Apple is once again trying to extract some cash from Samsung’s Android phone business in a new patent infringement trial, which kicks off today.
Many of the headlines have focused on Google’s potential involvement. Because Samsung says four of Apple’s five infringement claims relate to general Android features, Google engineers will reportedly take the stand to testify in Samsung’s defense. That could make the latest case even more of a Google vs. Apple proxy battle than previous Apple lawsuits against Android vendors. (Apple has never sued Google directly, possibly because it’s harder to claim damages on a company that licenses its Android software for free.)
While the potential for Google testimony is noteworthy, what strikes me even more is how mundane this Apple-Samsung lawsuit is compared to the first one, which reached a jury verdict in 2012.
Apple’s original lawsuit against Samsung was unique because it included design patents. Unlike the lawsuits Apple has filed against HTC, Motorola and other vendors, Apple argued that Samsung was ripping off the look and feel of the iPhone and iPad, not just a few software features.
(A common misinterpretation, by the way, is that Apple was claiming ownership over obvious design elements, such as rounded rectangles. In reality, Apple claimed that the way many of those individual elements came together had been copied by Samsung.)
A jury eventually found Samsung guilty of infringing on Apple’s design patents for smartphones, but not for tablets. But as I noted back in 2012, Samsung had already hedged its bets at that point. The company drastically changed the look of its phones starting with the Galaxy S III, so they hardly resemble the iPhone.
In terms of actual consumer impact, this was arguably the most noticeable outcome from the original case, and it happened long before the trial wrapped up. Older phones that were found to have infringed on Apple’s designs were already outdated when the trial was over, and Apple has failed to get them banned anyway.
This time, Apple isn’t making any trade dress claims. Instead, the five patents deal specifically with software features, including slide to unlock, background data syncing, auto-complete, universal search and turning certain messages data into links. For these alleged infringements, Apple is seeking about $2 billion in damages, according to the Wall Street Journal — roughly $500,000 less than what Apple sought in the first trial.
If you’re a typical Samsung user, the dollar figures don’t matter much. Even if Apple wins, the two companies will spend years arguing over money owed — as they still are for the original case — and the final amount will be a fraction of what both companies make in any given quarter.

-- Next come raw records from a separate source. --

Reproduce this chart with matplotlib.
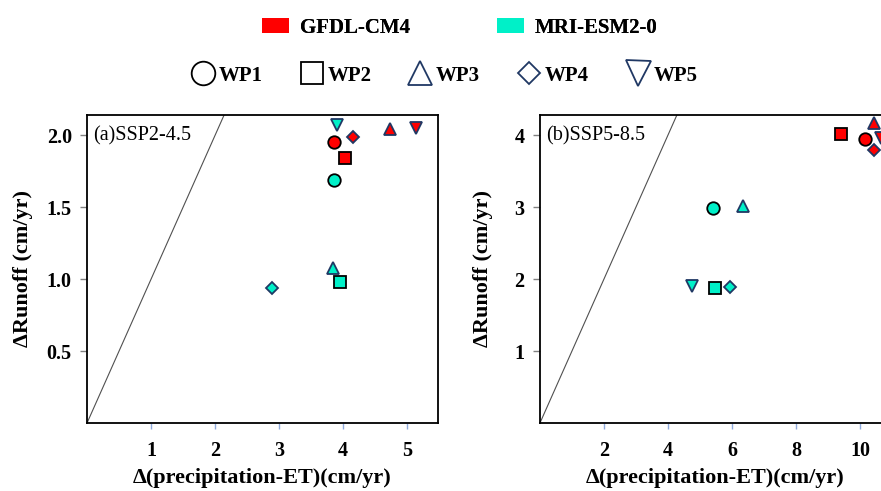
import matplotlib.pyplot as plt
from matplotlib.patches import Patch
from matplotlib.lines import Line2D

plt.rcParams['font.family'] = ['Liberation Serif', 'DejaVu Serif']

models = ['GFDL-CM4', 'MRI-ESM2-0']
model_colors = ['#ff0000', '#00f0c8']
wps = ['WP1', 'WP2', 'WP3', 'WP4', 'WP5']
wp_markers = ['o', 's', '^', 'D', 'v']
wp_edges = ['black', 'black', '#203864', '#203864', '#203864']

# SSP2-4.5: x = d(precipitation-ET), y = dRunoff, per WP1..WP5
ssp245_x = {'GFDL-CM4': [3.86, 4.03, 4.73, 4.15, 5.13],
            'MRI-ESM2-0': [3.86, 3.95, 3.84, 2.88, 3.91]}
ssp245_y = {'GFDL-CM4': [1.95, 1.84, 2.04, 1.99, 2.05],
            'MRI-ESM2-0': [1.69, 0.98, 1.08, 0.94, 2.07]}
# SSP5-8.5
ssp585_x = {'GFDL-CM4': [10.15, 9.42, 10.43, 10.43, 10.65],
            'MRI-ESM2-0': [5.40, 5.48, 6.36, 5.93, 4.76]}
ssp585_y = {'GFDL-CM4': [3.95, 4.02, 4.17, 3.79, 3.96],
            'MRI-ESM2-0': [2.99, 1.88, 3.01, 1.89, 1.91]}

data_ms = [9, 8.5, 9, 6.2, 9]
legend_ms = [17, 15.5, 17.5, 11, 18]

fig = plt.figure(figsize=(8.81, 4.91), dpi=100)
ax1 = fig.add_axes([0.0988, 0.1385, 0.3984, 0.6273])
ax2 = fig.add_axes([0.6129, 0.1385, 0.3984, 0.6273])

panels = [(ax1, ssp245_x, ssp245_y, '(a)SSP2-4.5', (0, 5.48), (0, 2.14),
           [1, 2, 3, 4, 5], [0.5, 1.0, 1.5, 2.0], '%.1f', -0.154),
          (ax2, ssp585_x, ssp585_y, '(b)SSP5-8.5', (0, 10.97), (0, 4.28),
           [2, 4, 6, 8, 10], [1, 2, 3, 4], '%d', -0.134)]

for ax, xs, ys, label, xl, yl, xt, yt, fmt, ylab_x in panels:
    # 1:1 line
    ax.plot([0, 10], [0, 10], color='#505050', lw=0.8, zorder=1)
    for m, c in zip(models, model_colors):
        for i in range(len(wps)):
            ax.plot(xs[m][i], ys[m][i], marker=wp_markers[i], ms=data_ms[i],
                    mfc=c, mec=wp_edges[i], mew=1.3, ls='none', zorder=3,
                    clip_on=False)
    ax.set_xlim(*xl)
    ax.set_ylim(*yl)
    ax.set_xticks(xt)
    ax.set_yticks(yt)
    ax.set_yticklabels([fmt % v for v in yt])
    ax.tick_params(axis='x', color='#8faadc', length=4, width=1, pad=9)
    ax.tick_params(axis='y', color='#808080', length=5, width=1, pad=6)
    for t in ax.get_xticklabels() + ax.get_yticklabels():
        t.set_fontweight('bold')
        t.set_fontsize(14.5)
    for s in ax.spines.values():
        s.set_linewidth(1.3)
    ax.set_xlabel('Δ(precipitation-ET)(cm/yr)', fontsize=16, fontweight='bold')
    ax.set_ylabel('ΔRunoff (cm/yr)', fontsize=16, fontweight='bold')
    ax.xaxis.set_label_coords(0.5, -0.145)
    ax.yaxis.set_label_coords(ylab_x, 0.5)
    ax.text(0.017, 0.965, label, transform=ax.transAxes, fontsize=14.5,
            va='top', ha='left')

model_handles = [Patch(facecolor=c, edgecolor='none') for c in model_colors]
leg1 = fig.legend(model_handles, models, loc='center', ncol=2,
                  bbox_to_anchor=(0.522, 0.943), frameon=False,
                  prop={'weight': 'bold', 'size': 15},
                  handlelength=1.3, handleheight=0.7, columnspacing=4.2,
                  handletextpad=0.5)
fig.add_artist(leg1)

wp_handles = [Line2D([], [], marker=mk, ls='none', ms=s, mfc='white',
                     mec=e, mew=1.3)
              for mk, e, s in zip(wp_markers, wp_edges, legend_ms)]
fig.legend(wp_handles, wps, loc='center', ncol=5,
           bbox_to_anchor=(0.504, 0.846), frameon=False,
           prop={'weight': 'bold', 'size': 15},
           handlelength=1.2, columnspacing=1.75, handletextpad=0.15)

fig.savefig('out.png', dpi=100)
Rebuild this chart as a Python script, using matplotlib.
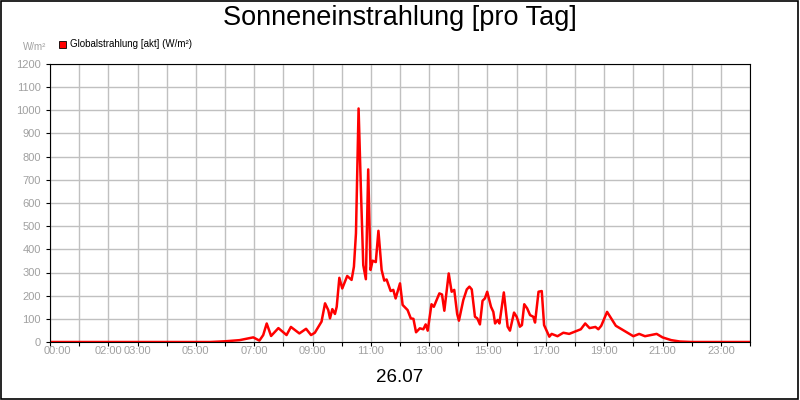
import matplotlib.pyplot as plt
import matplotlib.patches as mpatches

plt.rcParams['font.family'] = ['Liberation Sans', 'DejaVu Sans']

# === DATA (hour of day, W/m²) ===
hours = [0, 5.5, 6.0, 6.5, 6.97, 7.18, 7.31, 7.43, 7.58, 7.83, 8.11, 8.26, 8.55, 8.78, 8.95,
         9.08, 9.31, 9.43, 9.54, 9.6, 9.68, 9.77, 9.83, 9.92, 10.02, 10.19, 10.34, 10.42,
         10.49, 10.58, 10.66, 10.74, 10.83, 10.91, 10.99, 11.06, 11.17, 11.26, 11.37, 11.46,
         11.54, 11.68, 11.77, 11.85, 12.0, 12.09, 12.26, 12.37, 12.46, 12.55, 12.68, 12.8,
         12.88, 12.95, 13.08, 13.16, 13.35, 13.44, 13.52, 13.67, 13.77, 13.86, 13.96, 14.02,
         14.17, 14.29, 14.38, 14.46, 14.57, 14.65, 14.74, 14.83, 14.91, 14.99, 15.12, 15.2,
         15.26, 15.35, 15.41, 15.56, 15.69, 15.77, 15.91, 16.0, 16.11, 16.18, 16.26, 16.36,
         16.46, 16.57, 16.63, 16.75, 16.86, 16.94, 17.12, 17.2, 17.4, 17.6, 17.8, 18.0, 18.2,
         18.35, 18.5, 18.7, 18.8, 18.9, 19.0, 19.1, 19.25, 19.4, 19.6, 19.8, 20.0, 20.2,
         20.4, 20.6, 20.8, 21.0, 21.3, 21.6, 22.0, 24.0]
radiation = [0, 0, 3, 8, 20, 6, 30, 80, 26, 60, 30, 65, 37, 57, 30,
             40, 88, 167, 138, 102, 142, 121, 152, 277, 231, 285, 268, 325,
             469, 1008, 656, 332, 271, 745, 311, 351, 345, 480, 311, 265,
             270, 220, 225, 188, 253, 160, 138, 102, 100, 42, 59, 55,
             76, 49, 163, 152, 210, 205, 135, 296, 217, 225, 121, 92,
             181, 227, 239, 227, 109, 102, 76, 178, 188, 217, 152, 130,
             80, 95, 80, 214, 66, 49, 127, 109, 66, 73, 163, 145,
             116, 109, 84, 217, 220, 73, 23, 35, 25, 40, 35, 45, 55,
             80, 60, 65, 55, 70, 100, 130, 100, 70, 55, 40, 25, 35,
             25, 30, 35, 20, 8, 2, 0, 0]

tick_pos = [0, 2, 3, 5, 7, 9, 11, 13, 15, 17, 19, 21, 23]
tick_labels = ["00:00", "02:00", "03:00", "05:00", "07:00", "09:00", "11:00",
               "13:00", "15:00", "17:00", "19:00", "21:00", "23:00"]

# === PLOT ===
fig = plt.figure(figsize=(8, 4), dpi=100)
fig.patches.append(mpatches.Rectangle((0.001, 0.002), 0.997, 0.996, transform=fig.transFigure,
                                      fill=False, edgecolor="black", linewidth=1.2))
ax = fig.add_axes([50 / 800, 1 - 342 / 400, 700 / 800, 278 / 400])

ax.plot(hours, radiation, color="#ff0000", linewidth=1.8)
ax.set_xlim(0, 24)
ax.set_ylim(0, 1200)
ax.set_xticks(range(0, 25))
ax.set_xticklabels([""] * 25)
for p, lab in zip(tick_pos, tick_labels):
    ax.text(p + (0.25 if p == 0 else 0), -18, lab, ha="center", va="top",
            fontsize=8, color="#a0a0a0")
ax.set_yticks(range(0, 1201, 100))
ax.tick_params(axis="y", labelsize=8, labelcolor="#a0a0a0", length=3)
ax.tick_params(axis="x", length=3)
ax.grid(True, color="#c0c0c0", linewidth=1)
for s in ax.spines.values():
    s.set_color("black")

fig.text(0.5, 1 - 18 / 400, "Sonneneinstrahlung [pro Tag]", ha="center", va="center", fontsize=19.5)
fig.text(0.5, 1 - 378 / 400, "26.07", ha="center", va="center", fontsize=13.5)
fig.text(46 / 800, 1 - 47 / 400, "W/m²", ha="right", va="center", fontsize=7, color="#a0a0a0")
fig.patches.append(mpatches.Rectangle((59 / 800, 1 - 48 / 400), 7 / 800, 7 / 400,
                                      transform=fig.transFigure, facecolor="#ff0000",
                                      edgecolor="black", linewidth=0.6))
fig.text(70 / 800, 1 - 44 / 400, "Globalstrahlung [akt] (W/m²)", ha="left", va="center", fontsize=7)

plt.savefig("out.png", dpi=100)
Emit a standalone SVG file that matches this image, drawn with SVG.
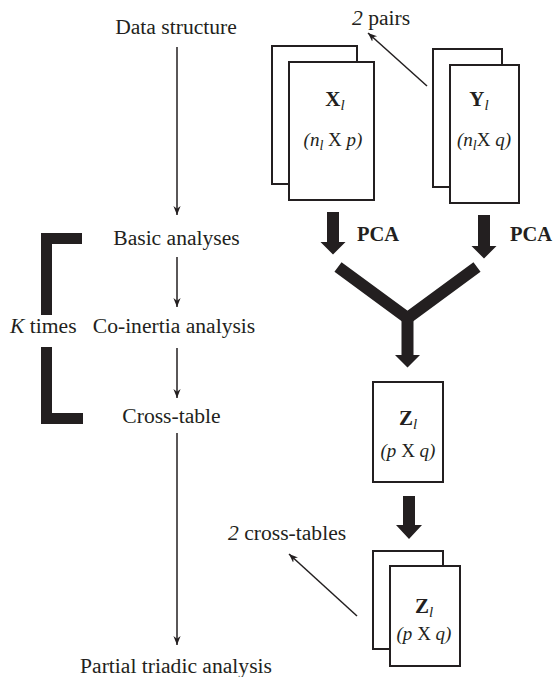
<svg xmlns="http://www.w3.org/2000/svg" width="556" height="677" viewBox="0 0 556 677">
<defs>
<style>
text{font-family:"Liberation Serif","Times New Roman",serif;fill:#231f20}
.lbl{font-size:21.6px}
.bold{font-weight:bold}
.it{font-style:italic}
.pca{font-size:20.5px;font-weight:bold}
.dim{font-size:19px;font-style:italic}
.sym{font-size:21px;font-weight:bold}
.box{fill:#fff;stroke:#231f20;stroke-width:2}
.thin{stroke:#231f20;stroke-width:1.5;fill:none;marker-end:url(#ah)}
.thick{fill:#231f20}
.bar{fill:none;stroke:#231f20;stroke-width:11;stroke-linejoin:miter}
</style>
<marker id="ah" viewBox="0 0 10 10" refX="10" refY="5" markerWidth="9" markerHeight="9" markerUnits="userSpaceOnUse" orient="auto">
<path d="M0,1 L10,5 L0,9 L3,5 Z" fill="#231f20"/>
</marker>
</defs>

<g id="left-flow-labels">
<text class="lbl" x="176" y="34" text-anchor="middle">Data structure</text>
<text class="lbl" x="176.5" y="245" text-anchor="middle">Basic analyses</text>
<text class="lbl" x="174" y="333" text-anchor="middle">Co-inertia analysis</text>
<text class="lbl" x="171.5" y="423" text-anchor="middle">Cross-table</text>
<text class="lbl" x="176" y="673" text-anchor="middle">Partial triadic analysis</text>
</g>

<g id="k-times">
<path class="bar" d="M46.5,315 L46.5,238.5 L82,238.5"/>
<path class="bar" d="M46.5,347 L46.5,418.5 L83,418.5"/>
<text class="lbl" x="10" y="333"><tspan class="it">K</tspan> times</text>
</g>

<g id="node-X">
<rect class="box" x="272" y="46" width="85" height="138"/>
<rect class="box" x="289" y="62" width="85" height="138"/>
<text class="sym" x="335" y="106" text-anchor="middle">X<tspan class="it" font-weight="normal" font-size="15" dy="4">l</tspan></text>
<text class="dim" x="333" y="146" text-anchor="middle">(n<tspan font-size="14" dy="4">l</tspan><tspan dy="-4" font-style="normal"> X </tspan>p)</text>
</g>

<g id="node-Y">
<rect class="box" x="433" y="49" width="69" height="138"/>
<rect class="box" x="450" y="65" width="69" height="138"/>
<text class="sym" x="479" y="106" text-anchor="middle">Y<tspan class="it" font-weight="normal" font-size="15" dy="4">l</tspan></text>
<text class="dim" x="484" y="146" text-anchor="middle">(n<tspan font-size="14" dy="4">l</tspan><tspan dy="-4" font-style="normal">X </tspan>q)</text>
</g>

<g id="node-pairs-label">
<text class="lbl" x="352" y="25"><tspan class="it">2</tspan> pairs</text>
</g>

<g id="node-Z">
<rect class="box" x="373" y="382" width="70" height="100"/>
<text class="sym" x="408" y="425" text-anchor="middle">Z<tspan class="it" font-weight="normal" font-size="15" dy="4">l</tspan></text>
<text class="dim" x="408" y="457" text-anchor="middle">(p<tspan font-style="normal"> X </tspan>q)</text>
</g>

<g id="node-Z-stack">
<rect class="box" x="373" y="551" width="70" height="98"/>
<rect class="box" x="390" y="566" width="70" height="100"/>
<text class="sym" x="424" y="613" text-anchor="middle">Z<tspan class="it" font-weight="normal" font-size="15" dy="4">l</tspan></text>
<text class="dim" x="424" y="640" text-anchor="middle">(p<tspan font-style="normal"> X </tspan>q)</text>
</g>

<g id="node-crosstables-label">
<text class="lbl" x="228" y="540"><tspan class="it">2</tspan> cross-tables</text>
</g>

<g id="pca-labels">
<text class="pca" x="357" y="241">PCA</text>
<text class="pca" x="510" y="241">PCA</text>
</g>

<g id="connectors">
<line class="thin" x1="177" y1="47" x2="177" y2="215"/>
<line class="thin" x1="177" y1="257" x2="177" y2="307"/>
<line class="thin" x1="177" y1="348" x2="177" y2="398"/>
<line class="thin" x1="177" y1="433" x2="177" y2="645"/>
<line class="thin" x1="427" y1="86" x2="368" y2="33"/>
<line class="thin" x1="357" y1="616" x2="289" y2="554"/>
<path class="thick" d="M327,212 H339 V242 H345.5 L333,254.5 L320.5,242 H327 Z"/>
<path class="thick" d="M478,215 H490 V246 H496.5 L484,258.5 L471.5,246 H478 Z"/>
<path d="M338,267 L407.5,318 L477,267" fill="none" stroke="#231f20" stroke-width="12" stroke-linejoin="miter"/>
<path class="thick" d="M401.5,318 H413.5 V355 H420 L407.5,367.5 L395,355 H401.5 Z"/>
<path class="thick" d="M403,496 H415 V525 H422 L409,539 L396,525 H403 Z"/>
</g>
</svg>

What matters more is the potential impact on Samsung’s products. But as we’ve seen in other cases, software patents can often be worked around in ways that are barely noticeable. For instance, Samsung dealt with Apple’s “overscroll bounce” effect in the 2012 lawsuit by using a different visual effect as you scroll past the boundary of a web page. That same year, HTC worked around an Apple patent governing what happens when you tap on a phone number, taking users into the phone’s dialer instead of showing a pop-up dialog box. Whereas the physical design of a phone must be planned months or years in advance, a software update can be delivered instantly at no cost, so there’s less risk of future products being jeopardized.
Perhaps just as importantly, this won’t be a case where Apple can embarrass Samsung in the court of public opinion, as it did last time when Samsung’s lawyers couldn’t tell an iPad from a Galaxy Tab. That’s a design issue, and it won’t come up in this case. So while the dollar figures are similar this time around, there’s a lot less on the line.